“Rain, rain go away – come again some other day”
That is what a young man was wishing when he had an unusual experience back in 1916 when he was a freshman attending North High School. His name was Meyer Cooperman and this is his story as written in the 1916 Polaris Yearbook.
Quoting him: “The Big Barnum & Bailey Circus was coming to town the next day so my big sister decided to take me with her to see the lions, tigers and bears.
The next morning we arose early, dressed and started down town to see the circus parade. It was a very warm day and if it rained it surely would be a bad day for a circus, but would make the day much cooler and refreshing.
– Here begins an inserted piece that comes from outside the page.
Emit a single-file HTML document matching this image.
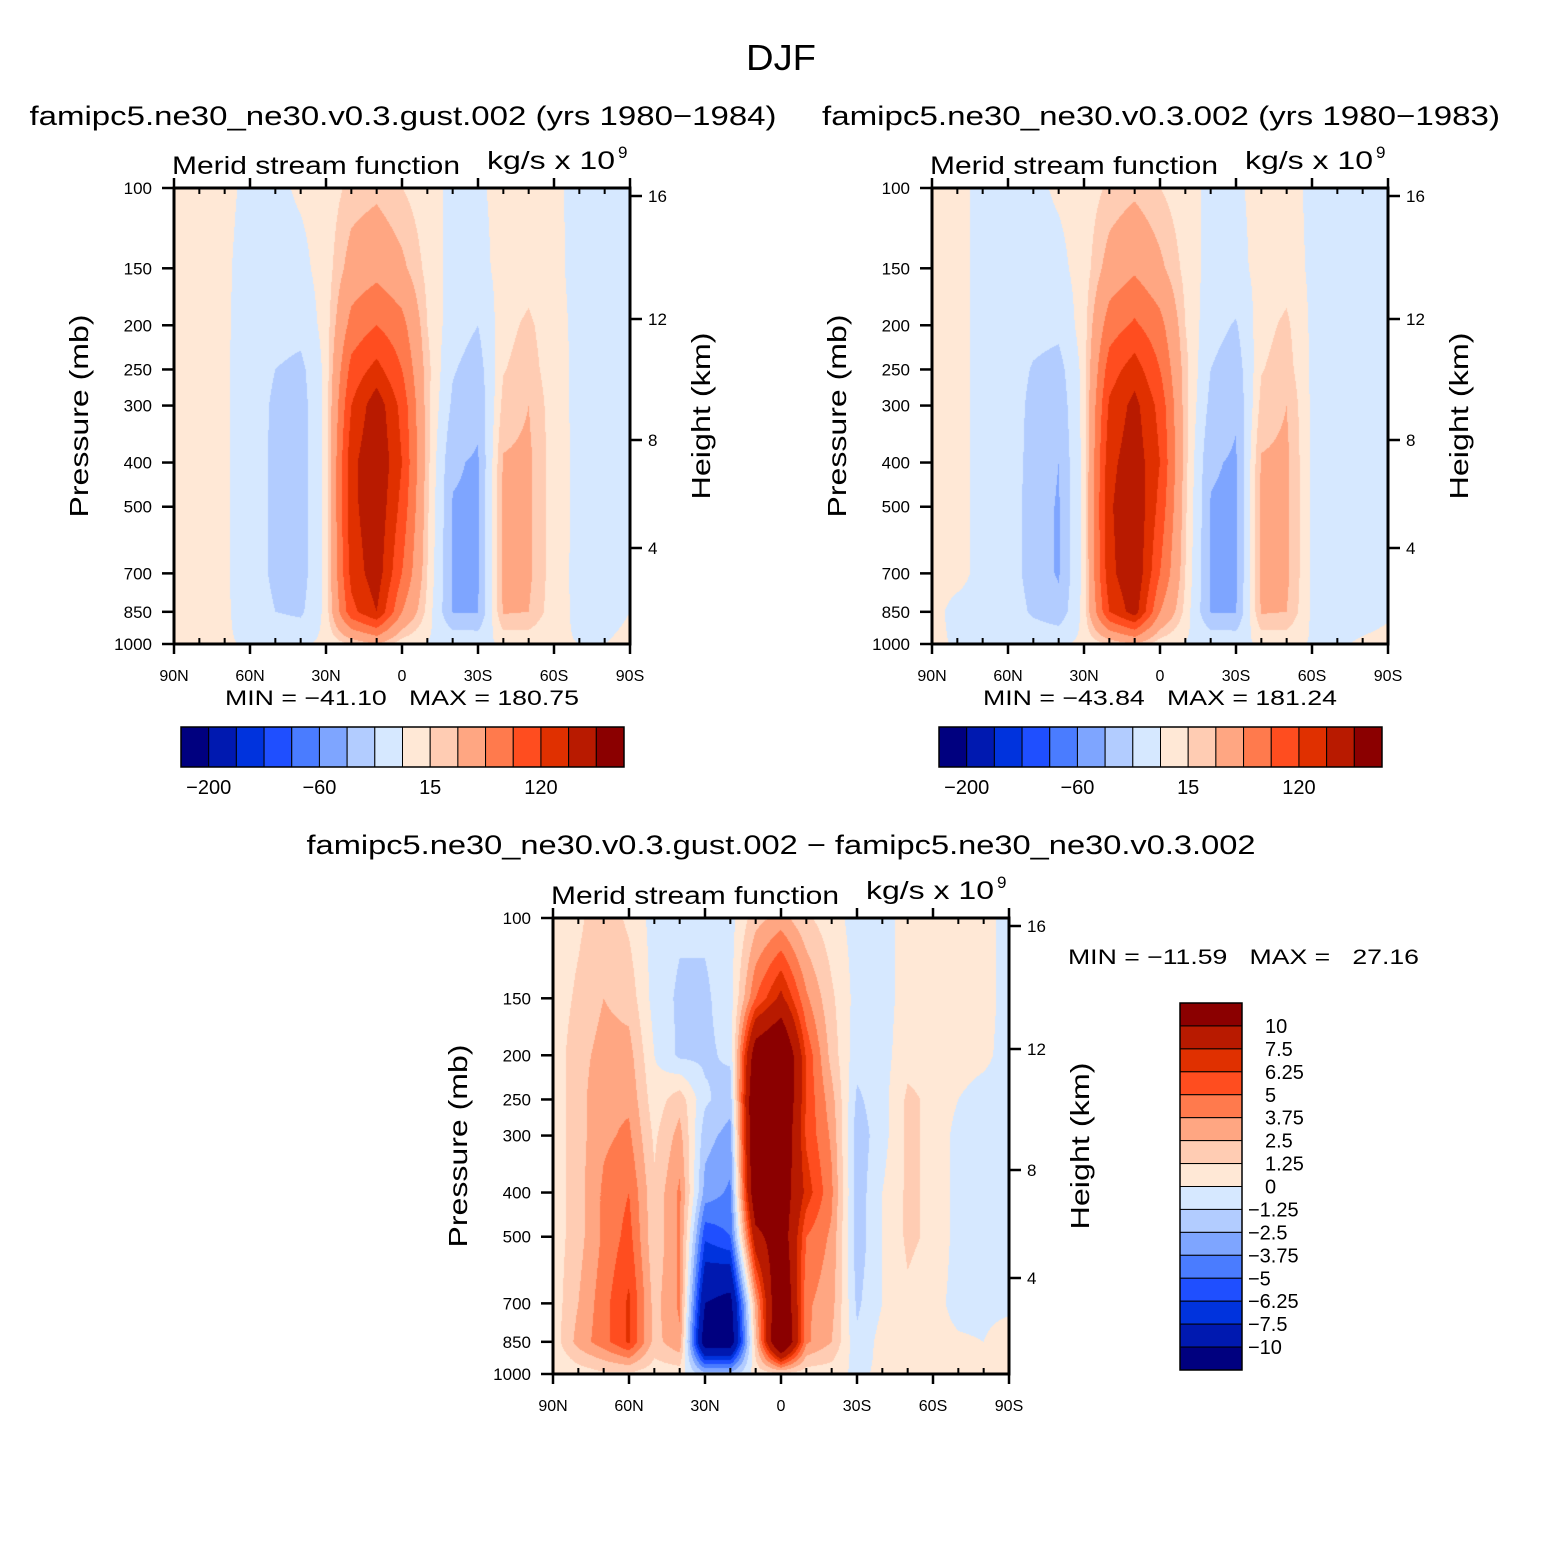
<!DOCTYPE html>
<html><head><meta charset="utf-8"><style>
body{margin:0;background:#fff;}
#wrap{position:relative;width:1563px;height:1560px;overflow:hidden;font-family:"Liberation Sans",sans-serif;}
canvas{position:absolute;}
svg{position:absolute;left:0;top:0;}
</style></head><body>
<div id="wrap">
<canvas id="c1" width="456" height="456" style="left:174px;top:188px"></canvas>
<canvas id="c2" width="456" height="456" style="left:932px;top:188px"></canvas>
<canvas id="c3" width="456" height="456" style="left:553px;top:918px"></canvas>
<svg id="svg" width="1563" height="1560"></svg>
</div>
<script>
const lats=[90,80,70,60,50,40,30,20,10,0,-10,-20,-30,-40,-50,-60,-70,-80,-90];
const plevs=[100,150,200,250,300,400,500,700,850,1000];
const grid1=[
[3,3,3,-3,-3,2,5,20,25,15,5,-3,-2,4,5,2,-3,-3,-3],
[3,3,2,-5,-6,-4,6,40,50,35,10,-6,-5,5,8,3,-4,-4,-3],
[3,3,2,-6,-10,-12,6,70,90,70,15,-10,-20,10,18,5,-4,-4,-3],
[3,3,2,-8,-20,-26,5,100,130,90,20,-18,-30,14,22,6,-4,-4,-3],
[3,3,2,-8,-24,-30,5,120,170,110,20,-24,-36,20,30,6,-4,-4,-3],
[3,3,2,-8,-25,-30,5,140,180,120,20,-38,-42,32,34,7,-4,-4,-3],
[3,3,2,-8,-25,-30,5,140,175,110,18,-41,-42,34,34,7,-4,-4,-3],
[3,3,2,-8,-25,-30,5,130,168,90,15,-41,-42,34,34,6,-4,-4,-3],
[3,3,2,-6,-20,-24,5,110,150,60,10,-41,-41,32,30,5,-3,-3,0],
[2,2,1,-1,-2,-2,3,15,30,5,-1,-4,-5,2,3,1,0,0,2]];
const grid2=[
[3,3,-3,-3,-3,2,5,18,25,15,5,-3,-2,4,5,-3,-3,-3,-3],
[3,3,-3,-5,-6,-4,6,40,55,35,10,-6,-5,5,8,-3,-4,-4,-3],
[3,3,-3,-6,-12,-14,8,75,95,70,15,-12,-22,10,18,-3,-4,-4,-3],
[3,3,-3,-8,-22,-28,6,105,135,90,20,-20,-32,14,22,-3,-4,-4,-3],
[3,3,-3,-8,-26,-34,6,125,160,110,20,-26,-38,20,30,-3,-4,-4,-3],
[3,3,-3,-8,-28,-40,6,140,170,120,20,-38,-42,32,34,-3,-4,-4,-3],
[3,3,-3,-8,-30,-42,6,145,178,110,18,-41,-43,34,34,-3,-4,-4,-3],
[3,3,-3,-8,-30,-42,6,140,178,90,15,-41,-43,34,34,-3,-4,-4,-3],
[3,-3,-3,-6,-24,-34,6,120,165,60,10,-41,-41,32,30,-3,-3,-3,-1],
[2,-1,-1,-1,-2,-2,3,15,30,5,-1,-4,-5,2,3,-1,-1,1,2]];
const grid3=[
[0.5,1,2,1,-0.5,-1,-1,-0.5,2,3,1.5,0.5,-0.5,-0.5,0.5,0.5,0.5,0.5,-0.5],
[0.5,1.5,2.5,2,-0.5,-1.5,-1.5,-0.5,5,8,4,1.5,-0.5,-0.5,0.5,0.5,0.5,0.5,-0.5],
[0.5,2,3,3,0,-1.5,-1.5,-1,12,14,6,2,-0.8,-0.5,0.8,0.8,0.5,0.3,-0.5],
[0.5,2,3.5,3.5,0.5,2,-1,-2,14,14,6,3,-1.5,-0.5,1.5,1,0,-0.5,-0.5],
[0.5,2,3.5,4,1,3,-2,-3,14,13,6,3.5,-2,-0.5,1.5,1,-0.5,-0.8,-0.5],
[0.5,2,4,5,1.5,4,-3,-4,13,12,7,4,-2,0,1.5,1,-0.5,-0.8,-0.5],
[0.5,2,4,5.5,1.5,4,-6,-5,9,12,5,3.5,-2,0,1.5,1,-0.5,-0.8,-0.5],
[0.5,2.5,4.5,6.5,2,4,-10,-11,3,14,4,3,-1.5,0,1,0.5,-0.5,-0.5,-0.5],
[0.5,3,4.5,6.5,2,3.5,-12,-12,2,15,4,2.5,-1,0.5,0.8,0.5,0.2,0,1],
[0,0.5,1,1,0.5,0.5,-2,-2,0.5,1,0.5,0.5,-0.3,0.3,0.5,0.2,0,0.2,0.5]];
const cnLevels12=[-200,-150,-100,-80,-60,-40,-20,0,15,30,60,90,120,150,200];
const cnLevels3=[-10,-7.5,-6.25,-5,-3.75,-2.5,-1.25,0,1.25,2.5,3.75,5,6.25,7.5,10];
const cnLevelLabels3=["-10","-7.5","-6.25","-5","-3.75","-2.5","-1.25","0","1.25","2.5","3.75","5","6.25","7.5","10"];
const barLabels12=["-200","-60","15","120"];
const barLabelIdx12=[0,4,8,12];
const fillColors=["#00007f","#0019b0","#0033dd","#1f4fff","#4a7cff","#7ea5ff","#b2ccff","#d6e8ff","#ffe8d6","#ffccb3","#ffa682","#ff7a4d","#ff4d1f","#e03000","#b81a00","#8b0000"];
const latTicks=[90,60,30,0,-30,-60,-90];
const latTickLabels=["90N","60N","30N","0","30S","60S","90S"];
const pTicks=[100,150,200,250,300,400,500,700,850,1000];
const hTicks=[16,12,8,4];
const hTickY=[196,319,440,548];

const W=456,H=456;
function xScale(lat,x0){return x0+(90-lat)/180*W;}
function yScale(p,y0){return y0+Math.log10(p/100)*H;}
function rgb(h){return [parseInt(h.substr(1,2),16),parseInt(h.substr(3,2),16),parseInt(h.substr(5,2),16)];}
const rgbs=fillColors.map(rgb);
function colorIdx(v,lv){let i=0;while(i<lv.length&&v>=lv[i])i++;return i;}
function drawField(id,grid,lv){
  const cv=document.getElementById(id),ctx=cv.getContext('2d');
  const img=ctx.createImageData(W,H);
  const logs=plevs.map(p=>Math.log10(p));
  for(let py=0;py<H;py++){
    const lp=2+(py+0.5)/H;
    let r=0;while(r<plevs.length-2&&logs[r+1]<lp)r++;
    const fy=Math.min(1,Math.max(0,(lp-logs[r])/(logs[r+1]-logs[r])));
    for(let px=0;px<W;px++){
      const lat=90-(px+0.5)/W*180;
      const cf=(90-lat)/10;let c=Math.min(17,Math.floor(cf));const fx=cf-c;
      const v=(grid[r][c]*(1-fx)+grid[r][c+1]*fx)*(1-fy)+(grid[r+1][c]*(1-fx)+grid[r+1][c+1]*fx)*fy;
      const col=rgbs[colorIdx(v,lv)];const k=(py*W+px)*4;
      img.data[k]=col[0];img.data[k+1]=col[1];img.data[k+2]=col[2];img.data[k+3]=255;
    }
  }
  ctx.putImageData(img,0,0);
}
drawField('c1',grid1,cnLevels12);
drawField('c2',grid2,cnLevels12);
drawField('c3',grid3,cnLevels3);

const svg=document.getElementById('svg');const NS='http://www.w3.org/2000/svg';
function el(tag,attrs,parent){const e=document.createElementNS(NS,tag);for(const k in attrs)e.setAttribute(k,attrs[k]);(parent||svg).appendChild(e);return e;}
function txt(s,x,y,size,anchor,parent,rot,len){const t=el('text',{x:x,y:y,'font-size':size,'text-anchor':anchor||'middle','font-family':'Liberation Sans, sans-serif',fill:'#000'},parent);if(len){t.setAttribute('textLength',len);t.setAttribute('lengthAdjust','spacingAndGlyphs');}if(rot)t.setAttribute('transform','rotate(-90 '+x+' '+y+')');t.textContent=s;return t;}

function panel(x0,y0,name){
  const g=el('g',{});
  
  
  const fr=el('rect',{x:x0,y:y0,width:W,height:H,fill:'none',stroke:'#000','stroke-width':3},g);
  
  
  for(let lat=90;lat>=-90;lat-=10){
    const x=xScale(lat,x0);const major=lat%30===0;
    if(major){el('line',{x1:x,y1:y0+H,x2:x,y2:y0+H+10,stroke:'#000','stroke-width':2.5},g);el('line',{x1:x,y1:y0,x2:x,y2:y0-10,stroke:'#000','stroke-width':2.5},g);}
    else{el('line',{x1:x,y1:y0+H,x2:x,y2:y0+H-6,stroke:'#000','stroke-width':2},g);el('line',{x1:x,y1:y0,x2:x,y2:y0+6,stroke:'#000','stroke-width':2},g);}
  }
  latTicks.forEach((lat,i)=>{const t=txt(latTickLabels[i],xScale(lat,x0),y0+H+37,16,'middle',g);
    
    });
  pTicks.forEach(p=>{const y=yScale(p,y0);el('line',{x1:x0-12,y1:y,x2:x0,y2:y,stroke:'#000','stroke-width':2.5},g);
    const t=txt(String(p),x0-22,y+6,17,'end',g);
    
    });
  hTicks.forEach((h,i)=>{const y=y0+(hTickY[i]-188);el('line',{x1:x0+W,y1:y,x2:x0+W+12,y2:y,stroke:'#000','stroke-width':2.5},g);
    const t=txt(String(h),x0+W+18,y+6,17,'start',g);
    
    });
  const a=txt('Merid stream function',x0-2,y0-14,25,'start',g,false,288);
  
  
  const b=txt('kg/s x 10',x0+313,y0-19,25,'start',g,false,128);
  
  
  const sup=txt('9',x0+444,y0-30,17,'start',g);
  
  
  const yl=txt('Pressure (mb)',x0-86,y0+228,26,'middle',g,true,203);
  
  
  const yr=txt('Height (km)',x0+W+80,y0+228,26,'middle',g,true,167);
  
  
}
panel(174,188,'gust-panel');
panel(932,188,'control-panel');
panel(553,918,'difference-panel');

function hbar(x0,y0,name){
  const g=el('g',{});
  
  
  const bw=443/16;
  fillColors.forEach((c,i)=>{const r=el('rect',{x:x0+i*bw,y:y0,width:bw,height:40,fill:c,stroke:'#000','stroke-width':1},g);
    
    });
  el('rect',{x:x0,y:y0,width:443,height:40,fill:'none',stroke:'#000','stroke-width':1.5},g);
  barLabelIdx12.forEach((k,i)=>{const t=txt(barLabels12[i].replace('-','\u2212'),x0+(k+1)*bw,y0+67,20,'middle',g);
    
    });
}
hbar(181,727,'colorbar-gust');
hbar(939,727,'colorbar-control');

const vg=el('g',{});


const bh=367/16;
fillColors.slice().reverse().forEach((c,i)=>{const r=el('rect',{x:1180,y:1003+i*bh,width:62,height:bh,fill:c,stroke:'#000','stroke-width':1},vg);
  
  });
el('rect',{x:1180,y:1003,width:62,height:367,fill:'none',stroke:'#000','stroke-width':1.5},vg);
cnLevelLabels3.slice().reverse().forEach((s,i)=>{const y=1003+(i+1)*bh+7;const neg=s[0]==='-';
  const t=txt(s.replace('-','\u2212'),neg?1248:1265,y,20,'start',vg);
  
  });

const texts=[
 ['DJF',781,70,36,'middle','figure-title',70],
 ['famipc5.ne30_ne30.v0.3.gust.002 (yrs 1980\u22121984)',403,125,27,'middle','gust-title',747],
 ['famipc5.ne30_ne30.v0.3.002 (yrs 1980\u22121983)',1161,125,27,'middle','control-title',678],
 ['MIN = \u221241.10   MAX = 180.75',402,705,21,'middle','gust-minmax',354],
 ['MIN = \u221243.84   MAX = 181.24',1160,705,21,'middle','control-minmax',354],
 ['famipc5.ne30_ne30.v0.3.gust.002 \u2212 famipc5.ne30_ne30.v0.3.002',781,854,27,'middle','difference-title',949],
 ['MIN = \u221211.59   MAX =   27.16',1068,964,21,'start','difference-minmax',351]];
texts.forEach(a=>{const t=txt(a[0],a[1],a[2],a[3],a[4],null,false,a[6]);t.setAttribute('xml:space','preserve');t.style.whiteSpace='pre';
  
  });
</script>
</body></html>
The parade came down the street headed by mounted policemen and then the usual participants, which make up a circus, followed. After the parade ended, we took a car for the circus grounds and arrived there in twenty minutes. There, already, were many people on the grounds surveying the various kinds of animals. It began getting windy, so we bought tickets for one of the side shows. There were many interesting sights to see, the fattest woman in the world, the smallest man, the largest horse, and a hundred and one others equally good.
After taking in all the side shows we cared for, we paid admission to the main tent where there were many thrilling aerial feats exhibited. Jess Willard, cowboy, champion heavyweight boxer of the world sparred a few rounds. By five o’clock the circus ended, so we left the tent for home.
It was raining fiercely, and also thundering and lightening severely. We started to run for a streetcar but suddenly a fearful, shuddering thunder shook the earth, and at the same time a stroke of lightening flashed across the sky. It dazed me, and I yelled aloud, but no one seemed to hear me. It was raining blindly. I could not see my sister, so I ran to the other side of the street. Half way across, I stumbled and fell unconscious in front of a streetcar.
The next thing I remember was a nurse bending over me. She told me to lie still and not talk. I inquired for my sister and was told she was lying in the next room, having a serious attack of nervousness. My parents visited me the same day and told me I could go home with them immediately. So I dressed and bidding my sister goodbye, went home. The next day my sister came home.
That night we all seated ourselves around the dining room table. My father told us that when I was crossing the street, a flash of lightening stunned me and left me unconscious. Two men carried me into a nearby drugstore, and then I was taken by ambulance to a hospital. My sister suffered, he told us, in the same way I did, but she was taken to the same hospital in a different ambulance. We were all very thankful that we were not hurt severely, but to this day, I can remember that sunny circus morning and that dark circus evening.”